Connect to the Spark distributed SQL engine and execute a Spark SQL statement.

package com.aliyun;
import java.sql.Connection;
import java.sql.DriverManager;
import java.sql.ResultSet;
import java.sql.Statement;
public class TestHive {
    public static void main(String[] args) throws Exception {
        String hiveUrl = System.getenv("HIVEURL");;
        String username = System.getenv("HIVEUSER");
        String password = System.getenv("HIVEPASSWORD");
        // The driver is installed.
        Class.forName("org.apache.hive.jdbc.HiveDriver");
        // Connect to the Spark distributed SQL engine by using the connection URL that is obtained in Step 1.
        String url = String.format(hiveUrl);
        Connection con = DriverManager.getConnection(url, username, password);
        Statement stmt = con.createStatement();
        // Execute the SHOW TABLES statement.

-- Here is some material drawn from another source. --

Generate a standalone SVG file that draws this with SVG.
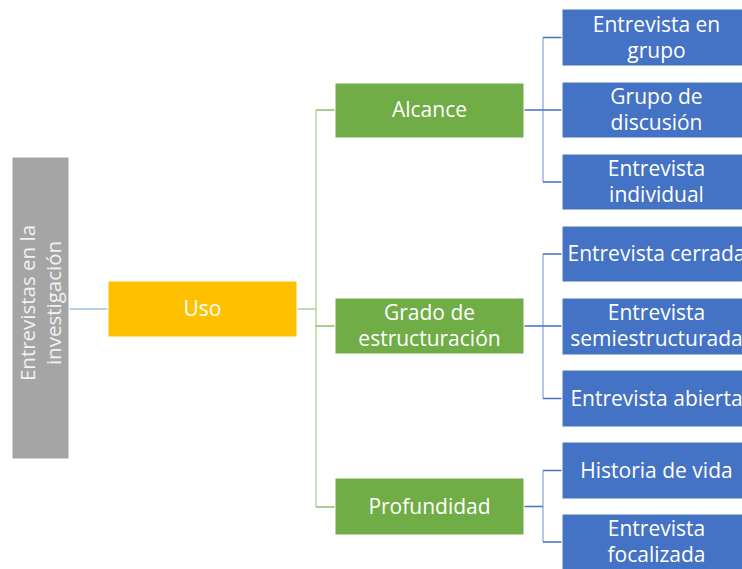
<svg xmlns="http://www.w3.org/2000/svg" width="742" height="569" viewBox="0 0 742 569">
<style>
text{font-family:"Open Sans","Noto Sans","DejaVu Sans",sans-serif;font-size:21px;fill:#ffffff;text-anchor:middle}
.box{stroke:#ffffff;stroke-width:1}
.gray{fill:#A5A5A5}
.orange{fill:#FFC000}
.green{fill:#70AD47}
.blue{fill:#4472C4}
.c{fill:none;stroke-width:1.3}
.lb{stroke:#9DC3E6}
.lg{stroke:#A9D18E}
.dg{stroke:#8CC06A}
.db{stroke:#4472C4}
.pb{stroke:#8FAADC}
</style>
<g id="connectors">
<path class="c lb" d="M69,309H108"/>
<path class="c lg" d="M297,309H316M316,110V507"/>
<path class="c dg" d="M316,110H335M316,326H335M316,507H335"/>
<path class="c pb" d="M543,37.5V182"/>
<path class="c db" d="M524,110H562M543,37.5H562M543,182H562"/>
<path class="c pb" d="M543,254V398.5"/>
<path class="c db" d="M524,326H562M543,254H562M543,398.5H562"/>
<path class="c pb" d="M543,470.5V542"/>
<path class="c db" d="M524,506.5H543M543,470.5H562M543,542H562"/>
</g>
<g id="root">
<rect class="box gray" x="12" y="157" width="57" height="302"/>
<g transform="translate(40,303) rotate(-90)">
<text x="0" y="-5" style="fill:#F2F2F2;font-size:20.5px">Entrevistas en la</text>
<text x="0" y="21" style="fill:#F2F2F2;font-size:20.5px">investigación</text>
</g>
</g>
<g id="uso">
<rect class="box orange" x="108" y="281" width="189" height="56"/>
<text x="202.5" y="316">Uso</text>
</g>
<g id="alcance">
<rect class="box green" x="335" y="83" width="189" height="55"/>
<text x="429.5" y="117">Alcance</text>
</g>
<g id="grado">
<rect class="box green" x="335" y="298" width="189" height="56"/>
<text x="429.5" y="320">Grado de</text>
<text x="429.5" y="346">estructuración</text>
</g>
<g id="profundidad">
<rect class="box green" x="335" y="478" width="189" height="57"/>
<text x="429.5" y="513.5">Profundidad</text>
</g>
<g id="grupo">
<rect class="box blue" x="562" y="9" width="189" height="57"/>
<text x="656.5" y="31.5">Entrevista en</text>
<text x="656.5" y="57.5">grupo</text>
</g>
<g id="discusion">
<rect class="box blue" x="562" y="82" width="189" height="56"/>
<text x="656.5" y="104">Grupo de</text>
<text x="656.5" y="130">discusión</text>
</g>
<g id="individual">
<rect class="box blue" x="562" y="154" width="189" height="56"/>
<text x="656.5" y="176">Entrevista</text>
<text x="656.5" y="202">individual</text>
</g>
<g id="cerrada">
<rect class="box blue" x="562" y="226" width="189" height="56"/>
<text x="656.5" y="261">Entrevista cerrada</text>
</g>
<g id="semi">
<rect class="box blue" x="562" y="298" width="189" height="57"/>
<text x="656.5" y="320">Entrevista</text>
<text x="656.5" y="346">semiestructurada</text>
</g>
<g id="abierta">
<rect class="box blue" x="562" y="370" width="189" height="57"/>
<text x="656.5" y="405.5">Entrevista abierta</text>
</g>
<g id="historia">
<rect class="box blue" x="562" y="442" width="189" height="57"/>
<text x="656.5" y="477.5">Historia de vida</text>
</g>
<g id="focalizada">
<rect class="box blue" x="562" y="514" width="189" height="57"/>
<text x="656.5" y="536">Entrevista</text>
<text x="656.5" y="562">focalizada</text>
</g>
</svg>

        ResultSet tables = stmt.executeQuery("show tables");
        while (tables.next()) {
            System.out.println(tables.getString("tableName"));
        }
        // Query table data.
        ResultSet rows = stmt.executeQuery("select * from test");
        while (rows.next()) {
            System.out.println(rows.getString(0));
        }
    }
}

Important

If you set the spark.sql.hive.metastore.version parameter to adb when you start the Spark distributed SQL engine, you must include an existing database of the AnalyticDB for MySQL cluster in the connection URL. If you do not include an existing database in the connection URL, the default database is used and the connection fails.

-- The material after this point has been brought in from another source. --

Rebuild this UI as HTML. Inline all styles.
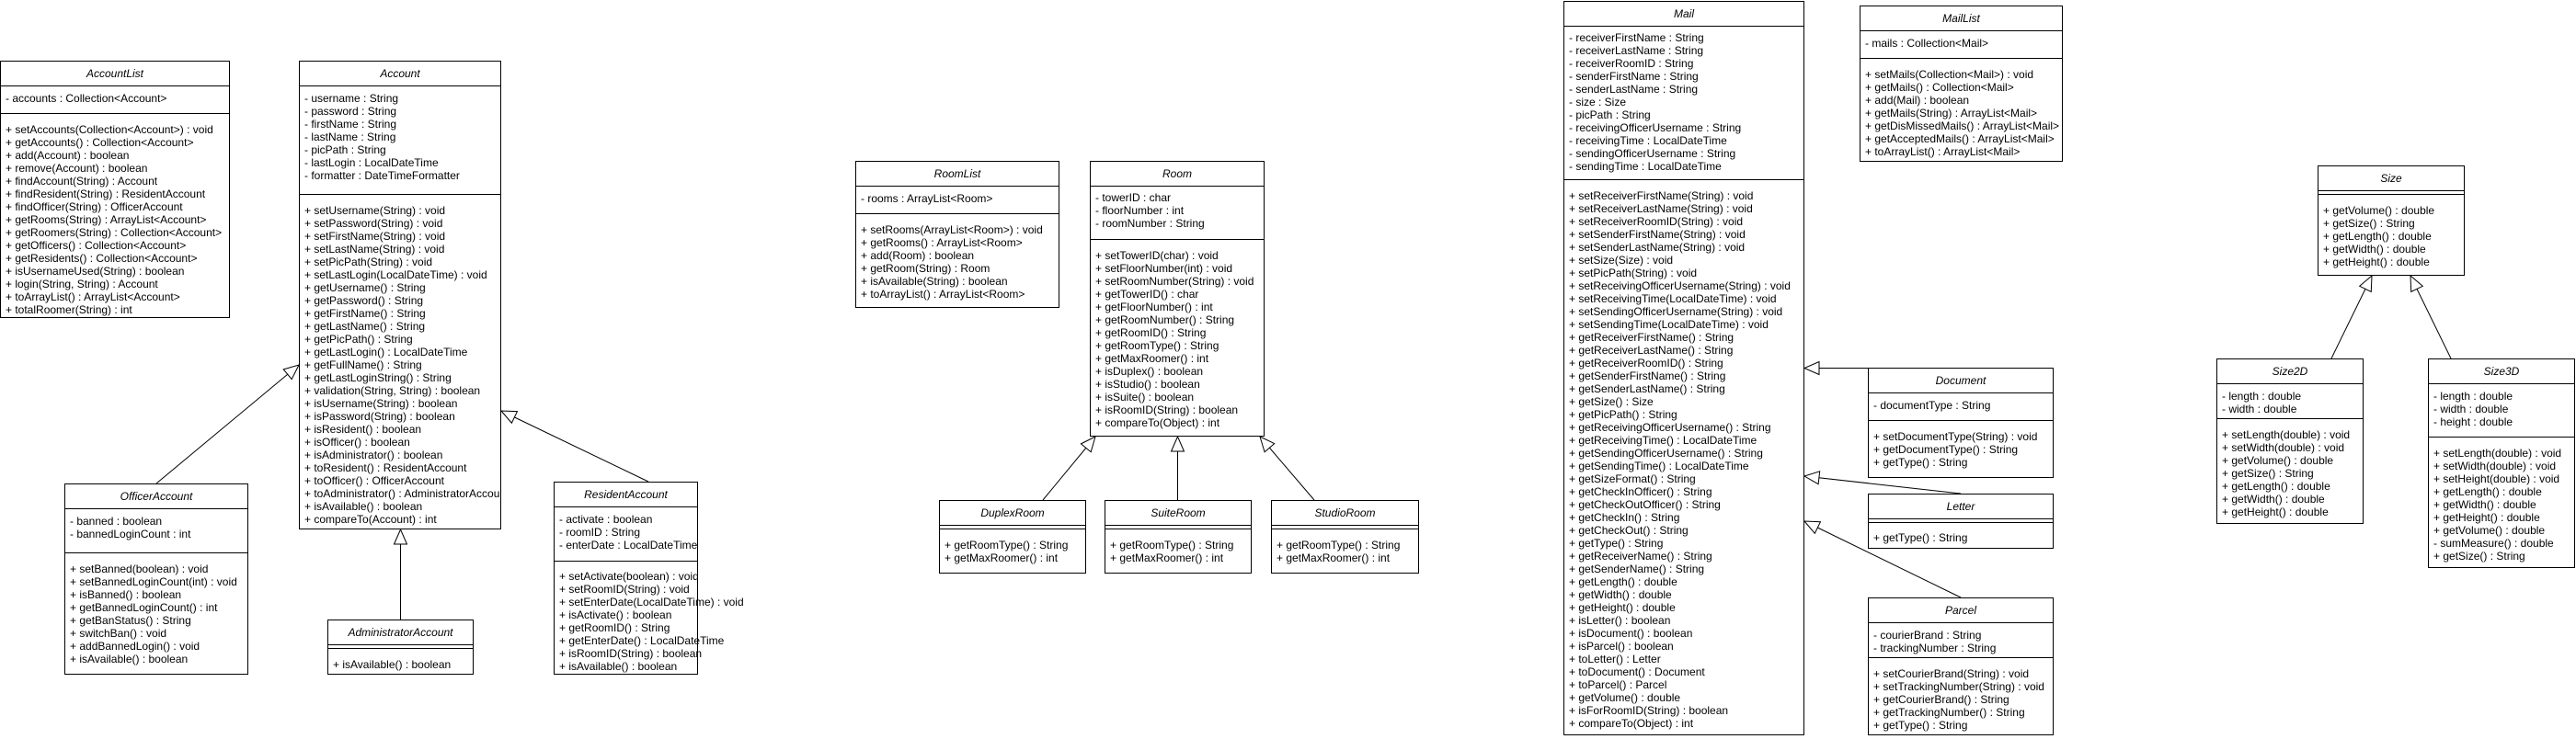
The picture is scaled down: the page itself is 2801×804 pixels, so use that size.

When network jitter occurs, the ThriftServer HTTP protocol returns the HTTP status code 509, which indicates that access is denied, and does not automatically retry the connection. You must rerun the command to connect to the Spark distributed SQL engine.
You cannot modify or delete the transportMode=http;httpPath=s202401301607hzdf852**********.cliservice parameter that is automatically generated. You can append additional configuration parameters to the end of the connection URL.